You look at Faldo and you have to resist the temptation to look in the back for the knobs.

But, if it’s soporific, it’s effective. This guy won a British Open once with 18 consecutive pars on the final day. That hasn’t been done since Laurie Auchterlonie’s day. That is almost hickory-shaft golf.

The Masters is a course you have to play intelligently, not aggressively. Faldo takes the safe route to the hole, not the short one.

On a day when the registered sluggers of the game were infighting the course--Tom Watson closed birdie-birdie-birdie-birdie-birdie but had an eight on the hole before--Faldo sailed along like one of Her Majesty’s battleships showing the flag to the colonies.

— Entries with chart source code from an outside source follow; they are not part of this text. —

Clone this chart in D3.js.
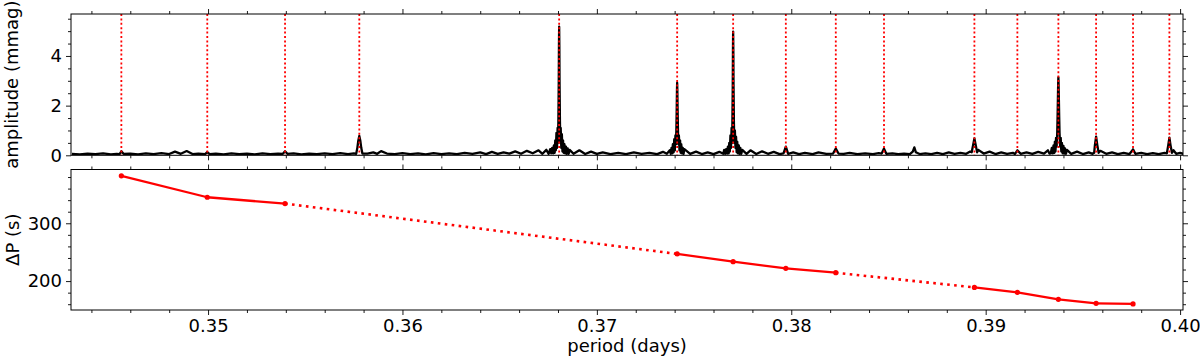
<!DOCTYPE html>
<html>
<head>
<meta charset="utf-8">
<script src="https://cdn.jsdelivr.net/npm/d3@7"></script>
<style>
  body { margin: 0; background: #fff; }
  svg text { font-family: "DejaVu Sans", sans-serif; }
</style>
</head>
<body>
<svg id="chart" width="1200" height="360"></svg>
<script>
// amplitude spectrum: [period (d), amplitude (mmag)]
const spectrum = [
  [0.3430,0.06],[0.3434,0.04],[0.3438,0.07],[0.3442,0.05],[0.3446,0.08],[0.3450,0.04],[0.3453,0.06],
  [0.34545,0.05],[0.34554,0.16],[0.34565,0.06],
  [0.3460,0.07],[0.3464,0.04],[0.3468,0.08],[0.3472,0.05],[0.3476,0.09],[0.3480,0.05],[0.3483,0.15],[0.3486,0.06],[0.3489,0.17],[0.3492,0.05],[0.3495,0.07],
  [0.34985,0.05],[0.34996,0.13],[0.35008,0.05],
  [0.3504,0.07],[0.3508,0.04],[0.3512,0.08],[0.3516,0.05],[0.3520,0.07],[0.3524,0.04],[0.3528,0.08],[0.3532,0.05],[0.3536,0.07],
  [0.35385,0.06],[0.35396,0.16],[0.35408,0.06],
  [0.3544,0.08],[0.3548,0.04],[0.3552,0.07],[0.3556,0.05],[0.3560,0.08],[0.3564,0.05],[0.3568,0.09],[0.3572,0.05],
  [0.35750,0.08],[0.35762,0.06],[0.35768,0.3],[0.35773,0.6],[0.35778,0.78],[0.35783,0.6],[0.35788,0.3],[0.35794,0.07],
  [0.3582,0.07],[0.3585,0.12],[0.3587,0.06],[0.3589,0.17],[0.3592,0.07],[0.3596,0.05],[0.3600,0.09],[0.3604,0.05],[0.3608,0.08],[0.3612,0.04],
  [0.3616,0.09],[0.3620,0.05],[0.3624,0.08],[0.3628,0.05],[0.3632,0.10],[0.3636,0.06],[0.3640,0.12],[0.3643,0.05],[0.3646,0.14],[0.3649,0.06],
  [0.3652,0.12],[0.3655,0.07],[0.3658,0.16],[0.3661,0.06],[0.3664,0.18],[0.3667,0.08],[0.3670,0.20],[0.3672,0.06],[0.3674,0.22],[0.36752,0.06],
  [0.36760,0.25],[0.36765,0.08],[0.36770,0.3],[0.36775,0.08],[0.36779,0.4],[0.36783,0.1],[0.36786,0.6],[0.36789,0.2],[0.36792,0.9],[0.36795,0.3],
  [0.36798,1.1],[0.36800,0.5],[0.36802,1.4],[0.36804,3.0],[0.36805,4.4],[0.36806,5.18],[0.36807,4.4],[0.36808,3.0],[0.36810,1.4],[0.36812,0.5],
  [0.36814,1.1],[0.36817,0.3],
  [0.36820,0.85],[0.36823,0.15],[0.36826,0.6],[0.36829,0.1],[0.36833,0.45],[0.36837,0.08],[0.36841,0.35],[0.36845,0.06],[0.36850,0.28],[0.36855,0.06],[0.36860,0.22],
  [0.3688,0.06],[0.3691,0.2],[0.3694,0.05],[0.3697,0.15],[0.3700,0.06],[0.3703,0.12],[0.3707,0.05],[0.3711,0.1],[0.3715,0.05],[0.3719,0.12],
  [0.3723,0.06],[0.3727,0.1],[0.3731,0.05],[0.3734,0.14],[0.3736,0.06],
  [0.37375,0.2],[0.37380,0.06],[0.37384,0.3],[0.37388,0.08],[0.37391,0.45],[0.37395,0.12],[0.37398,0.65],[0.37401,0.2],[0.37404,0.8],[0.37407,0.45],
  [0.37409,1.1],[0.37411,2.0],[0.37412,2.6],[0.37413,2.92],[0.37414,2.6],[0.37415,2.0],[0.37417,1.1],[0.37419,0.45],[0.37422,0.8],[0.37425,0.2],[0.37428,0.6],[0.37431,0.1],
  [0.37434,0.45],[0.37438,0.08],[0.37442,0.3],[0.37446,0.06],[0.37450,0.25],
  [0.3748,0.06],[0.3751,0.15],[0.3754,0.05],[0.3757,0.12],[0.3760,0.05],[0.3763,0.14],
  [0.37650,0.06],[0.37655,0.22],[0.37660,0.06],[0.37665,0.25],[0.37670,0.07],[0.37674,0.35],[0.37678,0.08],[0.37681,0.5],[0.37684,0.15],[0.37687,0.8],
  [0.37690,0.3],[0.37693,1.1],[0.37696,0.5],[0.37697,1.3],[0.37699,2.8],[0.37700,4.2],[0.37701,4.98],[0.37702,4.2],[0.37703,2.8],[0.37705,1.3],[0.37707,0.5],[0.37710,1.0],
  [0.37713,0.3],[0.37716,0.75],[0.37719,0.12],[0.37722,0.55],[0.37726,0.08],[0.37730,0.4],[0.37734,0.06],[0.37738,0.3],[0.37743,0.06],[0.37748,0.22],
  [0.3777,0.06],[0.3779,0.2],[0.3782,0.05],[0.3785,0.16],[0.3788,0.06],[0.3791,0.14],[0.3794,0.05],
  [0.37960,0.08],[0.37972,0.35],[0.37984,0.06],
  [0.3801,0.12],[0.3804,0.05],[0.3807,0.1],[0.3811,0.05],[0.3814,0.12],[0.3818,0.06],
  [0.38215,0.07],[0.38229,0.27],[0.38243,0.07],
  [0.3827,0.06],[0.3830,0.1],[0.3834,0.05],[0.3838,0.08],[0.3842,0.05],[0.3845,0.09],
  [0.38465,0.07],[0.38477,0.27],[0.38489,0.06],
  [0.3852,0.08],[0.3855,0.05],[0.3858,0.07],[0.3861,0.05],[0.38625,0.15],[0.38633,0.32],[0.38641,0.12],[0.3866,0.05],[0.3869,0.08],
  [0.3872,0.05],[0.3875,0.1],[0.3878,0.05],[0.3881,0.12],[0.3884,0.06],[0.3887,0.1],[0.3890,0.06],
  [0.38920,0.15],[0.38928,0.12],[0.38935,0.4],[0.38942,0.68],[0.38949,0.4],[0.38956,0.12],[0.38962,0.22],
  [0.3899,0.07],[0.3902,0.15],[0.3905,0.05],[0.3908,0.12],[0.3911,0.06],[0.3914,0.1],
  [0.39150,0.05],[0.39163,0.2],[0.3918,0.06],
  [0.3921,0.12],[0.3924,0.06],[0.3927,0.14],[0.3930,0.07],[0.3932,0.2],[0.39328,0.07],
  [0.39335,0.08],[0.39340,0.3],[0.39345,0.08],[0.39349,0.4],[0.39353,0.1],[0.39356,0.55],[0.39359,0.15],[0.39362,0.7],[0.39365,0.35],[0.39368,0.9],
  [0.39370,1.6],[0.39372,2.5],[0.39373,2.9],[0.39374,3.14],[0.39375,2.9],[0.39376,2.5],[0.39378,1.6],[0.39380,0.9],
  [0.39383,0.35],[0.39386,0.7],[0.39389,0.15],[0.39392,0.5],[0.39396,0.08],[0.39400,0.38],
  [0.39404,0.07],[0.39408,0.28],[0.39413,0.06],[0.39418,0.22],
  [0.3944,0.06],[0.3947,0.15],[0.3950,0.05],[0.3953,0.12],
  [0.39550,0.06],[0.39558,0.1],[0.39562,0.42],[0.39568,0.75],[0.39574,0.42],[0.39581,0.1],[0.39590,0.18],
  [0.3962,0.06],[0.3965,0.12],[0.3968,0.05],[0.3971,0.1],[0.3974,0.05],
  [0.39758,0.24],[0.3977,0.06],[0.3980,0.1],[0.3983,0.05],[0.3986,0.09],[0.3989,0.05],[0.3992,0.1],
  [0.39932,0.08],[0.39939,0.4],[0.39945,0.71],[0.39951,0.4],[0.39958,0.1],[0.39966,0.2],[0.3998,0.06],[0.4000,0.1],[0.4002,0.05]
];

// mode periods marked by the red dotted lines
const modePeriods = [0.34554, 0.34996, 0.35396, 0.35778, 0.36806, 0.37413, 0.37701, 0.37972,
                     0.38229, 0.38477, 0.38942, 0.39163, 0.39374, 0.39568, 0.39758, 0.39945];

// period spacing panel
const dpPeriods = [0.34554, 0.34996, 0.35396, 0.37413, 0.37701, 0.37972, 0.38229,
                   0.38942, 0.39163, 0.39374, 0.39568, 0.39758];
const dpValues = [382, 345, 334, 247, 233.5, 222, 214.5, 189, 180.5, 168.5, 161.5, 160.5];
// style of each link between consecutive points
const dpLinks = ['solid', 'solid', 'dotted', 'solid', 'solid', 'solid', 'dotted',
                 'solid', 'solid', 'solid', 'solid'];

// ticks
const xMajor = [0.35, 0.36, 0.37, 0.38, 0.39, 0.40];
const xLabels = ['0.35', '0.36', '0.37', '0.38', '0.39', '0.40'];
const xMinor = [0.344, 0.346, 0.348, 0.352, 0.354, 0.356, 0.358, 0.362, 0.364, 0.366, 0.368,
                0.372, 0.374, 0.376, 0.378, 0.382, 0.384, 0.386, 0.388, 0.392, 0.394, 0.396, 0.398];
const ampMajor = [0, 2, 4];
const ampMinor = [0.5, 1, 1.5, 2.5, 3, 3.5, 4.5, 5, 5.5];
const dpMajor = [200, 300];
const dpMinor = [160, 180, 220, 240, 260, 280, 320, 340, 360, 380];

const svg = d3.select('#chart');
const left = 71, right = 1183;
const ampTop = 14, ampBottom = 155.3;
const dpTop = 169.5, dpBottom = 310;
const red = '#ff0000';
const fontSize = 18;

const x = d3.scaleLinear().domain([0.34295, 0.40015]).range([left, right]);
const yAmp = d3.scaleLinear().domain([0, 5.69]).range([ampBottom, ampTop]);
const yDp = d3.scaleLinear().domain([150, 393]).range([dpBottom, dpTop]);

svg.append('defs').append('clipPath').attr('id', 'clipAmp')
  .append('rect').attr('x', left).attr('y', ampTop)
  .attr('width', right - left).attr('height', ampBottom - ampTop);

// ---- top panel: spectrum ----
svg.append('path')
  .datum(spectrum)
  .attr('clip-path', 'url(#clipAmp)')
  .attr('fill', 'none')
  .attr('stroke', '#000')
  .attr('stroke-width', 2.3)
  .attr('stroke-linejoin', 'round')
  .attr('d', d3.line().x(d => x(d[0])).y(d => yAmp(d[1])));

svg.append('g')
  .selectAll('line')
  .data(modePeriods)
  .join('line')
  .attr('x1', d => x(d)).attr('x2', d => x(d))
  .attr('y1', ampTop).attr('y2', ampBottom)
  .attr('stroke', red)
  .attr('stroke-width', 1.8)
  .attr('stroke-dasharray', '2,2.4');

// ---- bottom panel: period spacing ----
const dpPoints = dpPeriods.map((p, i) => [p, dpValues[i]]);
const dpLine = d3.line().x(d => x(d[0])).y(d => yDp(d[1]));

svg.append('g')
  .selectAll('path')
  .data(dpLinks)
  .join('path')
  .attr('d', (s, i) => dpLine([dpPoints[i], dpPoints[i + 1]]))
  .attr('fill', 'none')
  .attr('stroke', red)
  .attr('stroke-width', s => s === 'dotted' ? 2.6 : 2.3)
  .attr('stroke-dasharray', s => s === 'dotted' ? '2.6,4.4' : null);

svg.append('g')
  .selectAll('circle')
  .data(dpPoints)
  .join('circle')
  .attr('cx', d => x(d[0]))
  .attr('cy', d => yDp(d[1]))
  .attr('r', 2.6)
  .attr('fill', red);

// ---- axes ----
const drawAxes = (y, top, bottom, yMajor, yMinor, showX) => {
  const add = (axis, tx, ty) => {
    const g = svg.append('g')
      .attr('transform', `translate(${tx},${ty})`)
      .call(axis);
    g.select('.domain').remove();
    g.selectAll('line').attr('stroke', '#000').attr('stroke-width', 0.9);
    g.selectAll('text').attr('font-size', fontSize).attr('fill', '#000');
    return g;
  };
  add(d3.axisBottom(x).tickValues(xMajor).tickSize(5).tickPadding(4)
        .tickFormat((d, i) => showX ? xLabels[i] : ''), 0, bottom);
  add(d3.axisBottom(x).tickValues(xMinor).tickSize(3).tickFormat(''), 0, bottom);
  add(d3.axisTop(x).tickValues(xMajor).tickSize(5).tickFormat(''), 0, top);
  add(d3.axisTop(x).tickValues(xMinor).tickSize(3).tickFormat(''), 0, top);
  add(d3.axisLeft(y).tickValues(yMajor).tickSize(5).tickPadding(4).tickFormat(d3.format('d')), left, 0);
  add(d3.axisLeft(y).tickValues(yMinor).tickSize(3).tickFormat(''), left, 0);
  add(d3.axisRight(y).tickValues(yMajor).tickSize(5).tickFormat(''), right, 0);
  add(d3.axisRight(y).tickValues(yMinor).tickSize(3).tickFormat(''), right, 0);

  svg.append('rect')
    .attr('x', left).attr('y', top)
    .attr('width', right - left).attr('height', bottom - top)
    .attr('fill', 'none')
    .attr('stroke', '#000')
    .attr('stroke-width', 1);
};

drawAxes(yAmp, ampTop, ampBottom, ampMajor, ampMinor, false);
drawAxes(yDp, dpTop, dpBottom, dpMajor, dpMinor, true);

// ---- labels ----
svg.append('text')
  .attr('transform', `translate(18,${(ampTop + ampBottom) / 2}) rotate(-90)`)
  .attr('text-anchor', 'middle')
  .attr('font-size', fontSize)
  .text('amplitude (mmag)');

svg.append('text')
  .attr('transform', `translate(19,${(dpTop + dpBottom) / 2}) rotate(-90)`)
  .attr('text-anchor', 'middle')
  .attr('font-size', fontSize)
  .text('ΔP (s)');

svg.append('text')
  .attr('x', (left + right) / 2)
  .attr('y', 352)
  .attr('text-anchor', 'middle')
  .attr('font-size', fontSize)
  .text('period (days)');
</script>
</body>
</html>
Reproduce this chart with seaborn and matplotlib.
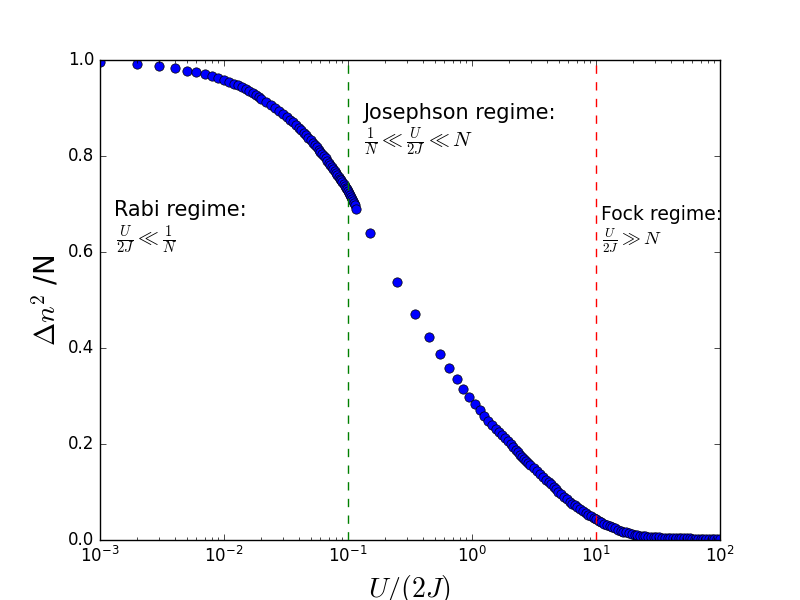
import matplotlib
matplotlib.use('Agg')
import matplotlib.pyplot as plt
import seaborn as sns
import pandas as pd

# small U/2J sweep (fine grid)
x_small = [0.001, 0.002, 0.003, 0.004, 0.005, 0.006, 0.007, 0.008, 0.009, 0.010,
           0.011, 0.012, 0.013, 0.014, 0.015, 0.016, 0.017, 0.018, 0.019, 0.020,
           0.022, 0.024, 0.026, 0.028, 0.030, 0.032, 0.034, 0.036, 0.038, 0.040,
           0.042, 0.044, 0.046, 0.048, 0.050, 0.052, 0.054, 0.056, 0.058, 0.060,
           0.062, 0.064, 0.066, 0.068, 0.070, 0.072, 0.074, 0.076, 0.078, 0.080,
           0.082, 0.084, 0.086, 0.088, 0.090, 0.092, 0.094, 0.096, 0.098, 0.100,
           0.102, 0.104, 0.106, 0.108, 0.110, 0.112, 0.114, 0.116]
y_small = [0.996, 0.991, 0.987, 0.983, 0.978, 0.974, 0.970, 0.966, 0.963, 0.959,
           0.955, 0.951, 0.947, 0.943, 0.939, 0.935, 0.931, 0.927, 0.923, 0.919,
           0.913, 0.906, 0.900, 0.893, 0.887, 0.882, 0.876, 0.870, 0.865, 0.859,
           0.854, 0.848, 0.843, 0.838, 0.833, 0.828, 0.823, 0.818, 0.813, 0.808,
           0.804, 0.799, 0.795, 0.790, 0.786, 0.782, 0.777, 0.773, 0.769, 0.764,
           0.760, 0.756, 0.753, 0.749, 0.745, 0.742, 0.738, 0.734, 0.731, 0.727,
           0.723, 0.719, 0.715, 0.711, 0.707, 0.702, 0.697, 0.690]

# large U/2J sweep (coarse grid)
x_large = [0.15, 0.25, 0.35, 0.45, 0.55, 0.65, 0.75, 0.85, 0.95, 1.05,
           1.15, 1.25, 1.35, 1.45, 1.55, 1.65, 1.75, 1.85, 1.95, 2.05,
           2.15, 2.25, 2.35, 2.45, 2.55, 2.65, 2.75, 2.85, 2.95, 3.15,
           3.35, 3.55, 3.75, 3.95, 4.15, 4.35, 4.55, 4.75, 4.95, 5.25,
           5.55, 5.85, 6.15, 6.45, 6.75, 7.05, 7.45, 7.85, 8.25, 8.65,
           9.05, 9.55, 10.05, 10.55, 11.05, 11.65, 12.25, 12.85, 13.55, 14.25,
           15.05, 15.85, 16.65, 17.55, 18.45, 19.45, 20.45, 21.55, 22.65, 23.85,
           25.05, 26.35, 27.75, 29.25, 30.75, 32.35, 34.05, 35.85, 37.75, 39.75,
           41.85, 44.05, 46.35, 48.75, 51.35, 54.05, 56.85, 59.85, 62.95, 66.25,
           69.75, 73.45, 77.25, 81.35, 85.55, 90.05, 94.75, 99.75]
y_large = [0.640, 0.537, 0.470, 0.423, 0.388, 0.358, 0.335, 0.315, 0.298, 0.283,
           0.271, 0.258, 0.248, 0.239, 0.231, 0.224, 0.218, 0.212, 0.206, 0.200,
           0.194, 0.188, 0.183, 0.178, 0.173, 0.169, 0.165, 0.161, 0.157, 0.150,
           0.143, 0.137, 0.131, 0.126, 0.121, 0.116, 0.111, 0.106, 0.101, 0.095,
           0.090, 0.085, 0.080, 0.075, 0.072, 0.068, 0.064, 0.060, 0.056, 0.053,
           0.050, 0.046, 0.043, 0.040, 0.037, 0.034, 0.032, 0.029, 0.027, 0.024,
           0.021, 0.019, 0.017, 0.016, 0.014, 0.012, 0.011, 0.0098, 0.0091, 0.0083,
           0.0075, 0.0071, 0.0066, 0.0062, 0.0057, 0.0054, 0.0052, 0.0050, 0.0047, 0.0045,
           0.0043, 0.0041, 0.0038, 0.0036, 0.0034, 0.0033, 0.0032, 0.0031, 0.0030, 0.0029,
           0.0028, 0.0027, 0.0026, 0.0025, 0.0023, 0.0022, 0.0021, 0.0020]

df = pd.DataFrame({'U2J': x_small + x_large, 'dn2': y_small + y_large})

plt.style.use('classic')
fig, ax = plt.subplots(figsize=(8, 6), dpi=100)
fig.patch.set_facecolor('white')

sns.scatterplot(data=df, x='U2J', y='dn2', ax=ax, color='blue',
                edgecolor='black', linewidth=0.5, s=45, zorder=2)

ax.axvline(0.1, color='g', linestyle='--', zorder=3)
ax.axvline(10, color='r', linestyle='--', zorder=3)

ax.set_xscale('log')
ax.set_xlim(1e-3, 1e2)
ax.set_ylim(0, 1)

ax.set_xlabel('$U/(2J)$', fontsize=20)
ax.set_ylabel(r'$\Delta n^2$ /N', fontsize=20)

ax.text(1.3e-3, 0.688, 'Rabi regime:', fontsize=15, va='center')
ax.text(1.35e-3, 0.625, r'$\frac{U}{2J} \ll \frac{1}{N}$', fontsize=15, va='center')
ax.text(0.132, 0.889, 'Josephson regime:', fontsize=15, va='center')
ax.text(0.135, 0.830, r'$\frac{1}{N} \ll \frac{U}{2J} \ll N$', fontsize=15, va='center')
ax.text(10.9, 0.679, 'Fock regime:', fontsize=13.5, va='center')
ax.text(11.2, 0.623, r'$\frac{U}{2J} \gg N$', fontsize=13.5, va='center')

plt.savefig('out.png', dpi=100, facecolor='white')
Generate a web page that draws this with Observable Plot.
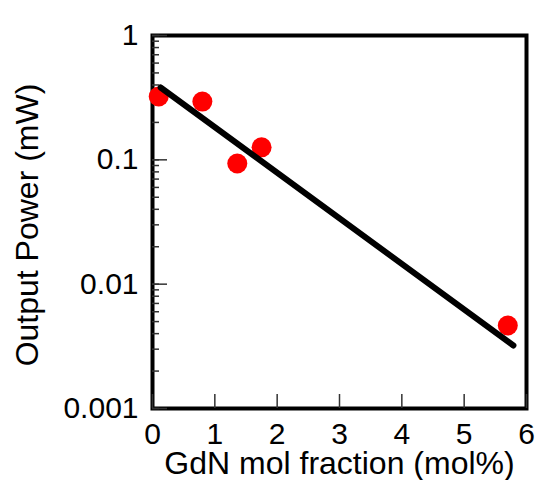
<!DOCTYPE html>
<html>
<head>
<meta charset="utf-8">
<script src="https://cdn.jsdelivr.net/npm/d3@7"></script>
<script src="https://cdn.jsdelivr.net/npm/@observablehq/plot@0.6"></script>
<style>
  html, body { margin: 0; padding: 0; background: white; }
</style>
</head>
<body>
<div id="chart"></div>
<script>
// Measured points
const gdnFraction = [0.1, 0.8, 1.36, 1.75, 5.7];
const outputPower = [0.323, 0.294, 0.0934, 0.126, 0.00465];
// Fit line endpoints
const fitFraction = [0.13, 5.79];
const fitPower = [0.382, 0.00321];
// Ticks
const xTicks = [0, 1, 2, 3, 4, 5, 6];
const xTickLabels = ["0", "1", "2", "3", "4", "5", "6"];
const yTicks = [0.001, 0.01, 0.1, 1];
const yTickLabels = ["0.001", "0.01", "0.1", "1"];
const xTitle = "GdN mol fraction (mol%)";
const yTitle = "Output Power (mW)";

const points = gdnFraction.map((x, i) => ({x, y: outputPower[i]}));
const fit = fitFraction.map((x, i) => ({x, y: fitPower[i]}));

const chart = Plot.plot({
  width: 538,
  height: 480,
  marginLeft: 152,
  marginRight: 12,
  marginTop: 35,
  marginBottom: 72,
  style: {fontFamily: "'Liberation Sans', Arial, sans-serif", background: "white", color: "black"},
  x: {domain: [0, 6]},
  y: {type: "log", domain: [0.001, 1]},
  marks: [
    Plot.frame({stroke: "black", strokeWidth: 4}),
    Plot.axisY({ticks: 10, tickSize: -7, text: null, label: null, stroke: "#333", strokeWidth: 1.5}),
    Plot.axisY({ticks: yTicks, tickSize: -15, text: null, label: null, stroke: "#333", strokeWidth: 1.5}),
    Plot.axisY({ticks: yTicks, tickSize: 0, tickPadding: 14, fontSize: 30, label: null,
      tickFormat: d => yTickLabels[yTicks.indexOf(d)]}),
    Plot.axisX({ticks: xTicks, tickSize: -14, text: null, label: null, stroke: "#333", strokeWidth: 1.5}),
    Plot.axisX({ticks: xTicks, tickSize: 0, tickPadding: 14, fontSize: 30, label: null,
      tickFormat: d => xTickLabels[xTicks.indexOf(d)]}),
    Plot.text([xTitle], {text: d => d, frameAnchor: "bottom", textAnchor: "middle", lineAnchor: "bottom", dy: 65, fontSize: 32, fill: "black"}),
    Plot.text([yTitle], {text: d => d, frameAnchor: "left", textAnchor: "middle", lineAnchor: "bottom", rotate: -90, dx: -115, dy: 3, fontSize: 32, fill: "black"}),
    Plot.dot(points, {x: "x", y: "y", r: 10, fill: "#ff0000", stroke: null}),
    Plot.line(fit, {x: "x", y: "y", stroke: "black", strokeWidth: 6})
  ]
});
document.getElementById("chart").appendChild(chart);
</script>
</body>
</html>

As usual, it was par golf--nine in a row at one point. When he made a birdie, he was almost embarrassed. He promptly apologized with a bogey. Faldo doesn’t want to rattle Augusta’s cage just yet. The kids and the grand old man, Nicklaus, were shooting five-under-pars. Faldo’s course was steady-as-she-goes.

But nobody in the field was yawning. When they looked behind them, there was the great Brit shooting this stiff-upper-lip, Colonel Blimp, ho-hum-another-par golf. Nick Faldo with a 71 is like a lot of the boy wonders with their 67s. Because when they get their 76s, Faldo will still be getting his 71s. He’s like a guy who stays in every pot, then drops his cards and says, “Are these any good? “ With Faldo, they usually are.